Researchers wanted to understand which parenting styles in particular were more likely to give rise to children who had a narcissistic personality, and then took into consideration 565 children between the ages 7 to 11 and also interviewed their mothers and fathers.
The results of the study found that parents who praised their children excessively and tell their children that they are superior to others and deserve special children are more likely to raise children who have a narcissistic, and those children may in turn, grow up to be a narcissistic adult.
Researchers stated in Proceedings of the National Academy of Sciences “When children are seen by their parents as being more special and more entitled than other children, they may internalize the view that they are superior individuals, a view that is at the core of narcissism. But when children are treated by their parents with affection and appreciation, they may internalize the view that they are valuable individuals, a view that is at the core of self-esteem.”

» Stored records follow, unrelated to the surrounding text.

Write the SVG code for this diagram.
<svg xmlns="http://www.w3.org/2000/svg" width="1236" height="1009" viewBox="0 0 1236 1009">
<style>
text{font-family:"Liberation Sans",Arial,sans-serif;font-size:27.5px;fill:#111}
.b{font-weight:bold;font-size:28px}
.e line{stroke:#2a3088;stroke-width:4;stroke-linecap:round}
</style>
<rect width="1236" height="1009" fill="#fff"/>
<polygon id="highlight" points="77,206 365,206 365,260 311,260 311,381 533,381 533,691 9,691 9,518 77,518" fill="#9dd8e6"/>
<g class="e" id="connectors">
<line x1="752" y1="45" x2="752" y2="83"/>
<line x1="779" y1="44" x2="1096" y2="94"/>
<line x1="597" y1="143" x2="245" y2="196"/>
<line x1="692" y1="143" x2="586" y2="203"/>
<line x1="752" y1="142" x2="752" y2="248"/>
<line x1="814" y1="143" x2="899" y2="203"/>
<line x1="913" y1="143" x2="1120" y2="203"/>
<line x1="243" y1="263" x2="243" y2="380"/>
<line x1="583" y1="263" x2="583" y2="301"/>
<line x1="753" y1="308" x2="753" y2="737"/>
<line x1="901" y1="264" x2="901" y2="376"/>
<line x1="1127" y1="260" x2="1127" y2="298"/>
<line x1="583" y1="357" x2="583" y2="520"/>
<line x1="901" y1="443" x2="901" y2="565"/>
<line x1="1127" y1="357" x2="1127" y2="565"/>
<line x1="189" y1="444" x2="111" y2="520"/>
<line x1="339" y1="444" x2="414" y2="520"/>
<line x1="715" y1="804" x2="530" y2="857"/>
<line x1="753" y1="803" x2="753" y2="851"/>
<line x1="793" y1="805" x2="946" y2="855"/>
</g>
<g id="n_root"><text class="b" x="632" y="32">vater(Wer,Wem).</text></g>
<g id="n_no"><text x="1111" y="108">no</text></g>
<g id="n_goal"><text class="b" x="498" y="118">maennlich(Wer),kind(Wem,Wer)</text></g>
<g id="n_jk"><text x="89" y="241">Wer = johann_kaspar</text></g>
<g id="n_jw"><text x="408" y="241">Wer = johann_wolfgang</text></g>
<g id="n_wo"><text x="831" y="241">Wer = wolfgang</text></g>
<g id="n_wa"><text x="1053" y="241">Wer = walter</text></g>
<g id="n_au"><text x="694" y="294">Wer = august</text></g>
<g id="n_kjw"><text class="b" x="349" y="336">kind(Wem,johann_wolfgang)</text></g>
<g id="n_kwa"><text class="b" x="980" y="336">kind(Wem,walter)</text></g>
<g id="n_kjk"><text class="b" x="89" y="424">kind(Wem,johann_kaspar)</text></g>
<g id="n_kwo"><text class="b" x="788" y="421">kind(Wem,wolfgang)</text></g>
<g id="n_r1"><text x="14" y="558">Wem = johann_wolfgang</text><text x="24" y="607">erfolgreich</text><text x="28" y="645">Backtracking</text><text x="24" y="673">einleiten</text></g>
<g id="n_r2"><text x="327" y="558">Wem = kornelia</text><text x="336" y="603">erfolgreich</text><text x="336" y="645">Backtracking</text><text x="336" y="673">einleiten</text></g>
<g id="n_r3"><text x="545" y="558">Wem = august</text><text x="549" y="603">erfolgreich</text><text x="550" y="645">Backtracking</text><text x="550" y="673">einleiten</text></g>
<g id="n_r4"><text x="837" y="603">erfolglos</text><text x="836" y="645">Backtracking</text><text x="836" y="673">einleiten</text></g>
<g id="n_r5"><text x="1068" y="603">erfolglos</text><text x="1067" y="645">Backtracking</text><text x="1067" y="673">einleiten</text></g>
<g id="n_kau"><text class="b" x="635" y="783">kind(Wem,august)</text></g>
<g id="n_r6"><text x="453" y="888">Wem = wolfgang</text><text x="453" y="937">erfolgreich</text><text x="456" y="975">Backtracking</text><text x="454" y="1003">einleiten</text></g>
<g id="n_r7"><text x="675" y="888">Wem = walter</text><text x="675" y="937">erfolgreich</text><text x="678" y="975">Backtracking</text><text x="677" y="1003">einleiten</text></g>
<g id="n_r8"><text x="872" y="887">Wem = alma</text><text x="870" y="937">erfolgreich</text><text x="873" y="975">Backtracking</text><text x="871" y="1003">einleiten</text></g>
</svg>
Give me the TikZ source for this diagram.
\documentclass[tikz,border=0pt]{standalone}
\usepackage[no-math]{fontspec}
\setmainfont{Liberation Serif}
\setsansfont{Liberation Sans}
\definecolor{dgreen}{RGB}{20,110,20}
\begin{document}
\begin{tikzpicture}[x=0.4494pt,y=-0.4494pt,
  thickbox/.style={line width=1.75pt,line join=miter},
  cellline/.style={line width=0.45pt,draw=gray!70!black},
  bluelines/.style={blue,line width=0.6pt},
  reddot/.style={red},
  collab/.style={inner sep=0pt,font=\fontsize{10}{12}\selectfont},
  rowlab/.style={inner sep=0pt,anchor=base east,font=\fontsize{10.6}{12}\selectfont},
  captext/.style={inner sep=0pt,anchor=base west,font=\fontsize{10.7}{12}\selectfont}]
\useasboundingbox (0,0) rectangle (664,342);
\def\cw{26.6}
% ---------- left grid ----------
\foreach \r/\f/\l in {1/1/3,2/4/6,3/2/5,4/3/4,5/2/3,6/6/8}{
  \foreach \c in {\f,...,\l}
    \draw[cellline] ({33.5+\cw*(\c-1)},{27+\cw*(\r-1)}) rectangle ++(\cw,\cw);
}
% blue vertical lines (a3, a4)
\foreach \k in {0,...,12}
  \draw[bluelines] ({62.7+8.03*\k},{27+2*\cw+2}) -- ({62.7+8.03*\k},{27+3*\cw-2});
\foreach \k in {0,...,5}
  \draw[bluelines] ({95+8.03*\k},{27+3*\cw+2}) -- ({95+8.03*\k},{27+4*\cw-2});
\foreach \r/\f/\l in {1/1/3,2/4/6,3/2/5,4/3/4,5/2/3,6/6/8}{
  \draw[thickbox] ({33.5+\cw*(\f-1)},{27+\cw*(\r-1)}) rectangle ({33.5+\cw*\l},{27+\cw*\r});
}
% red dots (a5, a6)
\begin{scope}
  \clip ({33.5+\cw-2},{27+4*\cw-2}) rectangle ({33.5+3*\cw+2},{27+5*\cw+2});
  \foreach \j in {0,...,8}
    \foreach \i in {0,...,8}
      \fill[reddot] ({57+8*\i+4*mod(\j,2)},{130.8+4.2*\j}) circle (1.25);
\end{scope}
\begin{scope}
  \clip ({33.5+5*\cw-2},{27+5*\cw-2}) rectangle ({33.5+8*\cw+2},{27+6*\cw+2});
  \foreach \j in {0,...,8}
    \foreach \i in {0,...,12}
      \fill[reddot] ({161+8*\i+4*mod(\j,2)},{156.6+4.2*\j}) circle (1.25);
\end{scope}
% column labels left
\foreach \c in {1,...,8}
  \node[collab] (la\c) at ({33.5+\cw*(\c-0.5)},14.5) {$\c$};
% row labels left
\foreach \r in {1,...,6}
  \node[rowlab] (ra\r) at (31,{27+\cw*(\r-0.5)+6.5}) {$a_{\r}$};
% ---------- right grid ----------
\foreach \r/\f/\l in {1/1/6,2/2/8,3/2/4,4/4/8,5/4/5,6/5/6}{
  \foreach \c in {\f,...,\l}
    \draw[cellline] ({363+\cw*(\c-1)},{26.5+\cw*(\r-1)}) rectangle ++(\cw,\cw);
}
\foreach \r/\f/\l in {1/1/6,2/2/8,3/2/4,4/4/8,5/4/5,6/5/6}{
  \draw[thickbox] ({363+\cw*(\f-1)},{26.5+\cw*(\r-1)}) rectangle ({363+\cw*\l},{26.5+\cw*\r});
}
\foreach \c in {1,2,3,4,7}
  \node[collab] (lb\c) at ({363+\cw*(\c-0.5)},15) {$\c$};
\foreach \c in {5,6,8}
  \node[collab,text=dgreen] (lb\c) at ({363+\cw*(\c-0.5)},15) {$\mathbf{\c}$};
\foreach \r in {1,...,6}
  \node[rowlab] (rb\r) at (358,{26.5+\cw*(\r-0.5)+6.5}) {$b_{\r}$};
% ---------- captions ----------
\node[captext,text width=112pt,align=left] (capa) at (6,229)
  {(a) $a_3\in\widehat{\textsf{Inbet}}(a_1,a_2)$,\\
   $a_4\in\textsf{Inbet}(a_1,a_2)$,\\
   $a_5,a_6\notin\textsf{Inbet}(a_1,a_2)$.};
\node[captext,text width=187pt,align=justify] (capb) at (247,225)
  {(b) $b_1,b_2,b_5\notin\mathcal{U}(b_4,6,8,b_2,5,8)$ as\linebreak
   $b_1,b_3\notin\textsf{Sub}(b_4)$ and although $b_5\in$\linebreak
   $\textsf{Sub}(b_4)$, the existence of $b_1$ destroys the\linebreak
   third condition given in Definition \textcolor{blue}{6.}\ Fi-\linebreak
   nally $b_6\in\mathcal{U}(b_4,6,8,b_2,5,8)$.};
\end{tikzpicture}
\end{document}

Basically, it is important for parents to show affection, but at the same time, it is also important for them to teach their children that they are humans and also flawed, and they are the same as others around them. Maintaining a healthy balance of praise and realistic approach is essential. Many times, children also develop narcissistic behavior in order to protect an insecurity they may have, and that’s where these tips can come handy.
- Teach your children to connect with others, not impress. Tell your child you love spending time with him because you love him, not because of his abilities. This will play a role in how your child approaches future relationships.
- Teach your child the importance of empathy. He needs to understand that his actions can hurt another person, and being aware of another person’s emotions and feelings before doing something is essential, and it also plays a role in inculcating social skills that will help him through adulthood.
- Encourage your child to make friends. Friends don’t just speak up the truth, but there’s also no need for your child to be perfect with them in order to be liked or appreciated. Friendships will also help teach your child how his actions affect those around him.
- Be gentle with them. Most narcissists have low self esteem and while discipline is important, make sure you do it with care and respect for your child. Remind him that it is okay to make mistakes, but it is important to apologize and realise that they did something wrong, and also to try and fix it.